The severance pay likely included a healthy amount given to former chairman Gianfranco Lanci, who resigned at the end of March following disagreements with the board over the future of the company. Reportedly, Lanci wanted Acer to dive more aggressively into smartphones and tablets, however, Wang stressed the PC as the company's core product and advocated a more cautious move into the mobile market.
Acer has been hit hard by overestimating demand for its PCs. In June, the company lowered the number of notebooks that it expected to ship during the third quarter. Betting too heavily on the popularity of its portable PCs at a time when market has been weakening, the company was stuck with unsold inventory on the retail shelves, which it's been forced to clear out.

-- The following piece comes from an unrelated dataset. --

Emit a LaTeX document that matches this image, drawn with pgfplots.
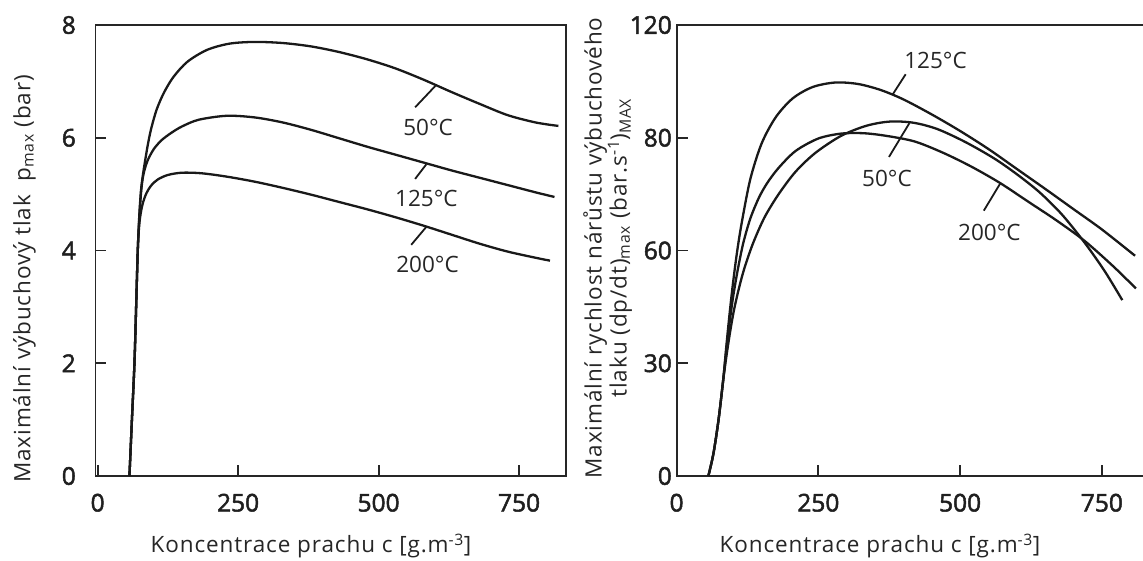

In announcing its quarterly results, Acer said it plans to adopt a new business model in which it will keep a closer eye on the market to better control the amount of inventory in the retail chain. Looking ahead, the company expects sales growth and better gross margins for the current and fourth quarters. But it's still facing lower demand for its PCs as a result of consumer appetite for tablets.
Wang said he expects the "fever" for tablets to recede and that notebooks will recapture consumer interest, added Reuters. The company is still facing a loss for the current quarter but one that should be smaller than that for the second quarter. However, the chairman acknowledged that it would be "impossible" for Acer to break even this year.